- _What to do_
Transcribe everything in the data word for word. Pictures are left out.

- _Data block_

++++++++++++++++++++

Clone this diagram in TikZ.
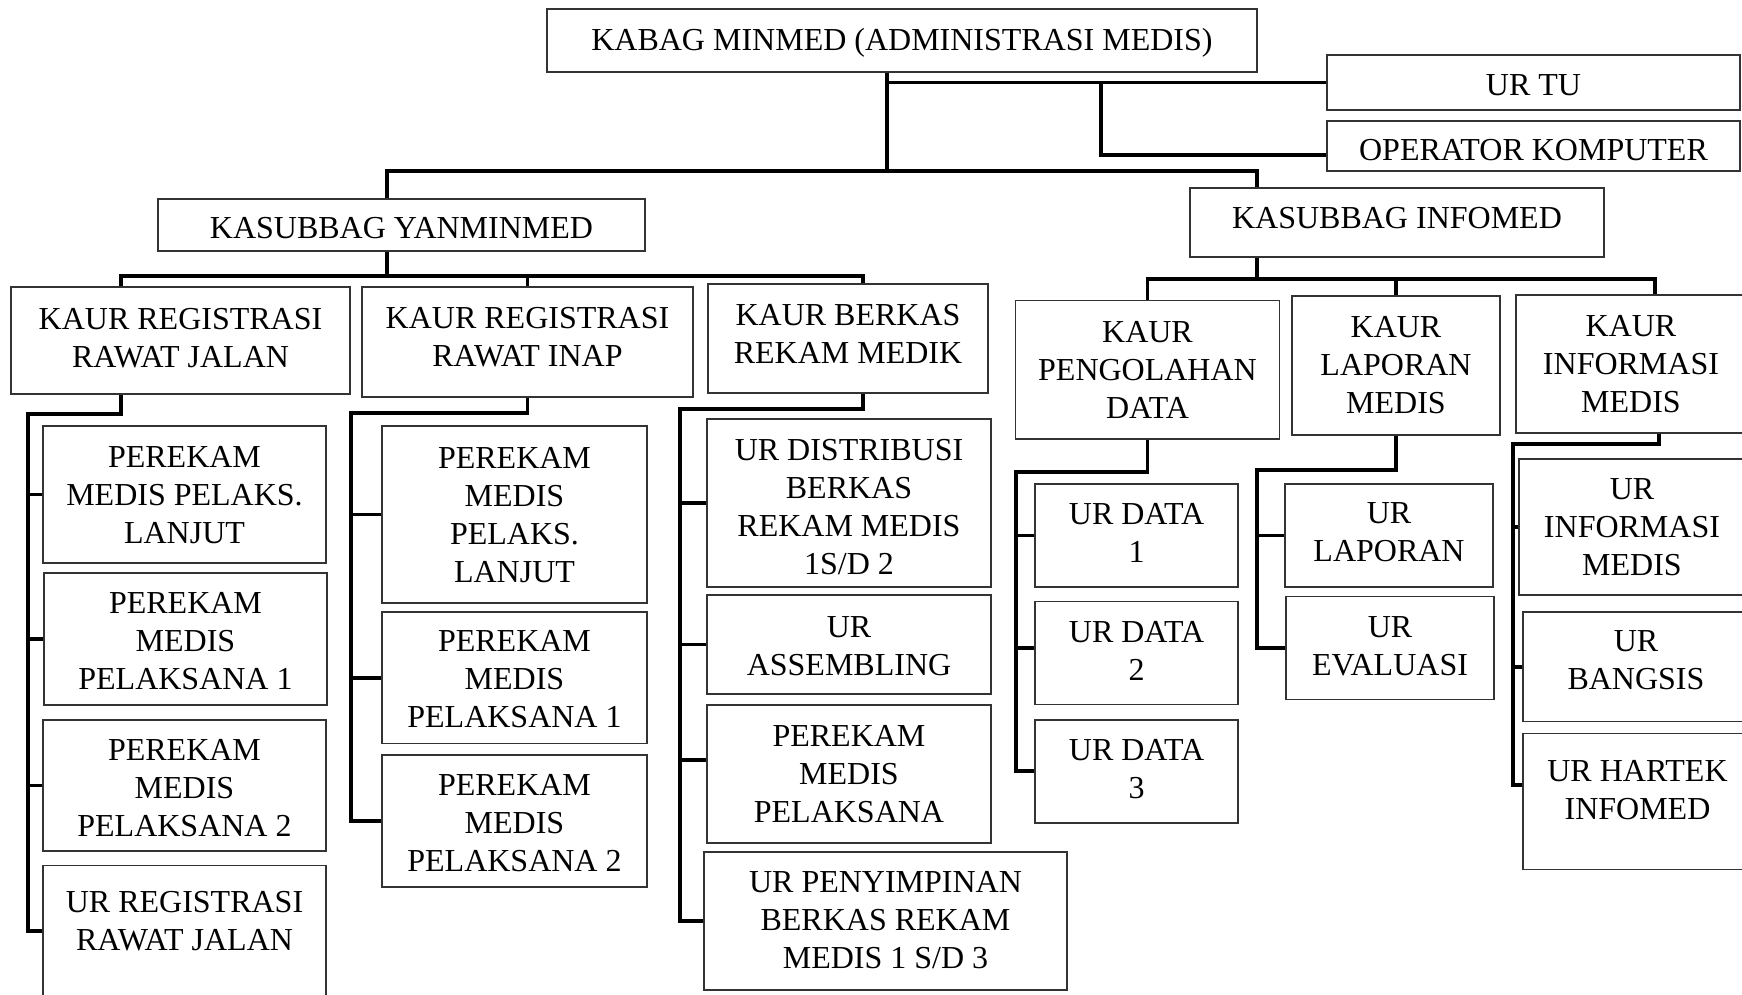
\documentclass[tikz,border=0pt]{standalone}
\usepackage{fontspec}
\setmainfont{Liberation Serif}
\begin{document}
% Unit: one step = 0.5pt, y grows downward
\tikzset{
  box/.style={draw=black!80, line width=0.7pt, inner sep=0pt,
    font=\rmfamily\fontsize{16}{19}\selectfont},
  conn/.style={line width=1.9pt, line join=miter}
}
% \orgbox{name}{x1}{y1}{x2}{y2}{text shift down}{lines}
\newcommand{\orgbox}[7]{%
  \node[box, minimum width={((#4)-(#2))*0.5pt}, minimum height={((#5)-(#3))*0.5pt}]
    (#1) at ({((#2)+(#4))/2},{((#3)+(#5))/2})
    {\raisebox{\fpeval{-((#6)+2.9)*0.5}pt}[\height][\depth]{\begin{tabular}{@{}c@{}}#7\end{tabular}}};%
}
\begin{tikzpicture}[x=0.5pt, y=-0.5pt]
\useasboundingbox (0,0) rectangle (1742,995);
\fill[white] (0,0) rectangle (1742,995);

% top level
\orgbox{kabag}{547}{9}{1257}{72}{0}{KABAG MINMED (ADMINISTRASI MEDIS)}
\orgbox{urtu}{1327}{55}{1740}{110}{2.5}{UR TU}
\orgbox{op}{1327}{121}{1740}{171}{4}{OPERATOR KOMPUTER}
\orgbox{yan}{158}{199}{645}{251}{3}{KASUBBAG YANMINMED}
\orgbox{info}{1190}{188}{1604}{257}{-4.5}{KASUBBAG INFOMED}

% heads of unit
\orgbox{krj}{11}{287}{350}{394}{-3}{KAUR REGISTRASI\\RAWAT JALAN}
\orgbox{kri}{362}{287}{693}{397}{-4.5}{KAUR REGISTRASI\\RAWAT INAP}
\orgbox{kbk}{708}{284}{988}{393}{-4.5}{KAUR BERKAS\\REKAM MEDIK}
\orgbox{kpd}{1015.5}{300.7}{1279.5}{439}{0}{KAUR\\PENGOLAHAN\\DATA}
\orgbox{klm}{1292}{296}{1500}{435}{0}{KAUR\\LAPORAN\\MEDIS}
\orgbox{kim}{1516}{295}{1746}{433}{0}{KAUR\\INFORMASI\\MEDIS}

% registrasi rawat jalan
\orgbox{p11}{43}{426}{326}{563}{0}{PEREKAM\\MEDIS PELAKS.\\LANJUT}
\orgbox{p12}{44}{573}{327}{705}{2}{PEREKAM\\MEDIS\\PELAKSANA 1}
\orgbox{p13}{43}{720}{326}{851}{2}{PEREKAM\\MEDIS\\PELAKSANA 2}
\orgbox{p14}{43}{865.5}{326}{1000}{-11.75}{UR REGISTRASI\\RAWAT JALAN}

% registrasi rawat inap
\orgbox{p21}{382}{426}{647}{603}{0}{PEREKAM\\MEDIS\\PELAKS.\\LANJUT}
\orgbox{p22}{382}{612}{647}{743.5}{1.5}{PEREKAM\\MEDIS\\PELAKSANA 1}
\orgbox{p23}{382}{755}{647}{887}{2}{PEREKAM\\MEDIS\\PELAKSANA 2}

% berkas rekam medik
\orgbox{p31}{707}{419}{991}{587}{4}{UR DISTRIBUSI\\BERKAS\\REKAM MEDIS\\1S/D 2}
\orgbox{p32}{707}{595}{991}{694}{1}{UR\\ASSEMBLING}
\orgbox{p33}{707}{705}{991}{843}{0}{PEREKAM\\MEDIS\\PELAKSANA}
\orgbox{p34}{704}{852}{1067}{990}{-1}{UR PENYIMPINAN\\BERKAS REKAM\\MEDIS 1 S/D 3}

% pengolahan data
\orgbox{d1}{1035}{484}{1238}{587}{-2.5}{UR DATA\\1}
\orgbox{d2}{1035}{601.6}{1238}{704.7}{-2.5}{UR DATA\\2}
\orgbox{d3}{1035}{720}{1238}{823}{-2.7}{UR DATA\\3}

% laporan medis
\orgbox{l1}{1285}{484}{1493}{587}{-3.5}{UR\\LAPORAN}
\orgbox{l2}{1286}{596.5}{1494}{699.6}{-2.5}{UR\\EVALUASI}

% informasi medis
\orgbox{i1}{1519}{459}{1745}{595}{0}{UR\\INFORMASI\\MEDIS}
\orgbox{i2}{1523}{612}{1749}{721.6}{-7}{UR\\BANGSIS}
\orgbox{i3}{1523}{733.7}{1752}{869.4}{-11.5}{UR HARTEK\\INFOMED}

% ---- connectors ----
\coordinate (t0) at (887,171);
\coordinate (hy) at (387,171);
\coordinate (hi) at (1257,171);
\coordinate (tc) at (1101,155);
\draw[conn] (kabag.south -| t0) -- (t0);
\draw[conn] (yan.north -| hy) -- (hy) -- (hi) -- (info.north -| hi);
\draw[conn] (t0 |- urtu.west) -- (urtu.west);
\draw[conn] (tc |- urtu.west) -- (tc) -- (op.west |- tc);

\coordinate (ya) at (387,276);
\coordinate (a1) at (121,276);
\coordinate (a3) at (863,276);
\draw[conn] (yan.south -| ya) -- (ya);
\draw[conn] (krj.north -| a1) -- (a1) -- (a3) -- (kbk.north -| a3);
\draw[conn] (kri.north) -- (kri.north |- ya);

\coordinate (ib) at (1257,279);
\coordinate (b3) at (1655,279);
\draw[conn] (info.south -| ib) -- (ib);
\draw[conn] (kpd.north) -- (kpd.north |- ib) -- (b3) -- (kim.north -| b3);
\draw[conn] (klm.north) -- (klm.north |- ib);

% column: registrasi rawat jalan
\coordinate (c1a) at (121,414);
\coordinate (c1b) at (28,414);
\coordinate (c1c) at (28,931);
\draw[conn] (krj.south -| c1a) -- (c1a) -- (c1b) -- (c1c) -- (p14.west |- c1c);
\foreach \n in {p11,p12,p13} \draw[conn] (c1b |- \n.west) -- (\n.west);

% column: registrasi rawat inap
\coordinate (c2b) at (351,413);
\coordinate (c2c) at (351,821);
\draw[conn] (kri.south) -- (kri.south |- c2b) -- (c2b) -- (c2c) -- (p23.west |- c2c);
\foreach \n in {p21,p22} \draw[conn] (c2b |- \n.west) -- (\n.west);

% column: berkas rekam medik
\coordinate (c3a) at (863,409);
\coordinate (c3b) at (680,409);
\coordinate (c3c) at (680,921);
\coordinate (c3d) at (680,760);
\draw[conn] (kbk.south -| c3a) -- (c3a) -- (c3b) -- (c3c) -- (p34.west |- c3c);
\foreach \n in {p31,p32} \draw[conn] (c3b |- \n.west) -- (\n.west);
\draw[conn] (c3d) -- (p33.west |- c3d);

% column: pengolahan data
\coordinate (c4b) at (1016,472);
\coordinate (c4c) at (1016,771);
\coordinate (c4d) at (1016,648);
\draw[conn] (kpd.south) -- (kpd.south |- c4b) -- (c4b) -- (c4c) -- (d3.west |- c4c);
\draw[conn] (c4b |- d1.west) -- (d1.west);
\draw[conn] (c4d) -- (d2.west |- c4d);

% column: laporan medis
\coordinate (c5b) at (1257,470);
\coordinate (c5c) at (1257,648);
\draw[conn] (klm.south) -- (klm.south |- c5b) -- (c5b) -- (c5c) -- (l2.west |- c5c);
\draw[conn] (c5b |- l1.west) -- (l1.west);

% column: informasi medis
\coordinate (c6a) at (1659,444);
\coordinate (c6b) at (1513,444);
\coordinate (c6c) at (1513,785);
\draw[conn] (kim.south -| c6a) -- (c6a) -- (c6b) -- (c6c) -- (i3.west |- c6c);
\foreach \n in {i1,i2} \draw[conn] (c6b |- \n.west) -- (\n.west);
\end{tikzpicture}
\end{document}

++++++++++++++++++++

- _Response_
Clone this diagram in TikZ.
\documentclass[tikz,border=0pt]{standalone}
\usepackage{fontspec}
\setmainfont{Liberation Serif}
\begin{document}
% Unit: one step = 0.5pt, y grows downward
\tikzset{
  box/.style={draw=black!80, line width=0.7pt, inner sep=0pt,
    font=\rmfamily\fontsize{16}{19}\selectfont},
  conn/.style={line width=1.9pt, line join=miter}
}
% \orgbox{name}{x1}{y1}{x2}{y2}{text shift down}{lines}
\newcommand{\orgbox}[7]{%
  \node[box, minimum width={((#4)-(#2))*0.5pt}, minimum height={((#5)-(#3))*0.5pt}]
    (#1) at ({((#2)+(#4))/2},{((#3)+(#5))/2})
    {\raisebox{\fpeval{-((#6)+2.9)*0.5}pt}[\height][\depth]{\begin{tabular}{@{}c@{}}#7\end{tabular}}};%
}
\begin{tikzpicture}[x=0.5pt, y=-0.5pt]
\useasboundingbox (0,0) rectangle (1742,995);
\fill[white] (0,0) rectangle (1742,995);

% top level
\orgbox{kabag}{547}{9}{1257}{72}{0}{KABAG MINMED (ADMINISTRASI MEDIS)}
\orgbox{urtu}{1327}{55}{1740}{110}{2.5}{UR TU}
\orgbox{op}{1327}{121}{1740}{171}{4}{OPERATOR KOMPUTER}
\orgbox{yan}{158}{199}{645}{251}{3}{KASUBBAG YANMINMED}
\orgbox{info}{1190}{188}{1604}{257}{-4.5}{KASUBBAG INFOMED}

% heads of unit
\orgbox{krj}{11}{287}{350}{394}{-3}{KAUR REGISTRASI\\RAWAT JALAN}
\orgbox{kri}{362}{287}{693}{397}{-4.5}{KAUR REGISTRASI\\RAWAT INAP}
\orgbox{kbk}{708}{284}{988}{393}{-4.5}{KAUR BERKAS\\REKAM MEDIK}
\orgbox{kpd}{1015.5}{300.7}{1279.5}{439}{0}{KAUR\\PENGOLAHAN\\DATA}
\orgbox{klm}{1292}{296}{1500}{435}{0}{KAUR\\LAPORAN\\MEDIS}
\orgbox{kim}{1516}{295}{1746}{433}{0}{KAUR\\INFORMASI\\MEDIS}

% registrasi rawat jalan
\orgbox{p11}{43}{426}{326}{563}{0}{PEREKAM\\MEDIS PELAKS.\\LANJUT}
\orgbox{p12}{44}{573}{327}{705}{2}{PEREKAM\\MEDIS\\PELAKSANA 1}
\orgbox{p13}{43}{720}{326}{851}{2}{PEREKAM\\MEDIS\\PELAKSANA 2}
\orgbox{p14}{43}{865.5}{326}{1000}{-11.75}{UR REGISTRASI\\RAWAT JALAN}

% registrasi rawat inap
\orgbox{p21}{382}{426}{647}{603}{0}{PEREKAM\\MEDIS\\PELAKS.\\LANJUT}
\orgbox{p22}{382}{612}{647}{743.5}{1.5}{PEREKAM\\MEDIS\\PELAKSANA 1}
\orgbox{p23}{382}{755}{647}{887}{2}{PEREKAM\\MEDIS\\PELAKSANA 2}

% berkas rekam medik
\orgbox{p31}{707}{419}{991}{587}{4}{UR DISTRIBUSI\\BERKAS\\REKAM MEDIS\\1S/D 2}
\orgbox{p32}{707}{595}{991}{694}{1}{UR\\ASSEMBLING}
\orgbox{p33}{707}{705}{991}{843}{0}{PEREKAM\\MEDIS\\PELAKSANA}
\orgbox{p34}{704}{852}{1067}{990}{-1}{UR PENYIMPINAN\\BERKAS REKAM\\MEDIS 1 S/D 3}

% pengolahan data
\orgbox{d1}{1035}{484}{1238}{587}{-2.5}{UR DATA\\1}
\orgbox{d2}{1035}{601.6}{1238}{704.7}{-2.5}{UR DATA\\2}
\orgbox{d3}{1035}{720}{1238}{823}{-2.7}{UR DATA\\3}

% laporan medis
\orgbox{l1}{1285}{484}{1493}{587}{-3.5}{UR\\LAPORAN}
\orgbox{l2}{1286}{596.5}{1494}{699.6}{-2.5}{UR\\EVALUASI}

% informasi medis
\orgbox{i1}{1519}{459}{1745}{595}{0}{UR\\INFORMASI\\MEDIS}
\orgbox{i2}{1523}{612}{1749}{721.6}{-7}{UR\\BANGSIS}
\orgbox{i3}{1523}{733.7}{1752}{869.4}{-11.5}{UR HARTEK\\INFOMED}

% ---- connectors ----
\coordinate (t0) at (887,171);
\coordinate (hy) at (387,171);
\coordinate (hi) at (1257,171);
\coordinate (tc) at (1101,155);
\draw[conn] (kabag.south -| t0) -- (t0);
\draw[conn] (yan.north -| hy) -- (hy) -- (hi) -- (info.north -| hi);
\draw[conn] (t0 |- urtu.west) -- (urtu.west);
\draw[conn] (tc |- urtu.west) -- (tc) -- (op.west |- tc);

\coordinate (ya) at (387,276);
\coordinate (a1) at (121,276);
\coordinate (a3) at (863,276);
\draw[conn] (yan.south -| ya) -- (ya);
\draw[conn] (krj.north -| a1) -- (a1) -- (a3) -- (kbk.north -| a3);
\draw[conn] (kri.north) -- (kri.north |- ya);

\coordinate (ib) at (1257,279);
\coordinate (b3) at (1655,279);
\draw[conn] (info.south -| ib) -- (ib);
\draw[conn] (kpd.north) -- (kpd.north |- ib) -- (b3) -- (kim.north -| b3);
\draw[conn] (klm.north) -- (klm.north |- ib);

% column: registrasi rawat jalan
\coordinate (c1a) at (121,414);
\coordinate (c1b) at (28,414);
\coordinate (c1c) at (28,931);
\draw[conn] (krj.south -| c1a) -- (c1a) -- (c1b) -- (c1c) -- (p14.west |- c1c);
\foreach \n in {p11,p12,p13} \draw[conn] (c1b |- \n.west) -- (\n.west);

% column: registrasi rawat inap
\coordinate (c2b) at (351,413);
\coordinate (c2c) at (351,821);
\draw[conn] (kri.south) -- (kri.south |- c2b) -- (c2b) -- (c2c) -- (p23.west |- c2c);
\foreach \n in {p21,p22} \draw[conn] (c2b |- \n.west) -- (\n.west);

% column: berkas rekam medik
\coordinate (c3a) at (863,409);
\coordinate (c3b) at (680,409);
\coordinate (c3c) at (680,921);
\coordinate (c3d) at (680,760);
\draw[conn] (kbk.south -| c3a) -- (c3a) -- (c3b) -- (c3c) -- (p34.west |- c3c);
\foreach \n in {p31,p32} \draw[conn] (c3b |- \n.west) -- (\n.west);
\draw[conn] (c3d) -- (p33.west |- c3d);

% column: pengolahan data
\coordinate (c4b) at (1016,472);
\coordinate (c4c) at (1016,771);
\coordinate (c4d) at (1016,648);
\draw[conn] (kpd.south) -- (kpd.south |- c4b) -- (c4b) -- (c4c) -- (d3.west |- c4c);
\draw[conn] (c4b |- d1.west) -- (d1.west);
\draw[conn] (c4d) -- (d2.west |- c4d);

% column: laporan medis
\coordinate (c5b) at (1257,470);
\coordinate (c5c) at (1257,648);
\draw[conn] (klm.south) -- (klm.south |- c5b) -- (c5b) -- (c5c) -- (l2.west |- c5c);
\draw[conn] (c5b |- l1.west) -- (l1.west);

% column: informasi medis
\coordinate (c6a) at (1659,444);
\coordinate (c6b) at (1513,444);
\coordinate (c6c) at (1513,785);
\draw[conn] (kim.south -| c6a) -- (c6a) -- (c6b) -- (c6c) -- (i3.west |- c6c);
\foreach \n in {i1,i2} \draw[conn] (c6b |- \n.west) -- (\n.west);
\end{tikzpicture}
\end{document}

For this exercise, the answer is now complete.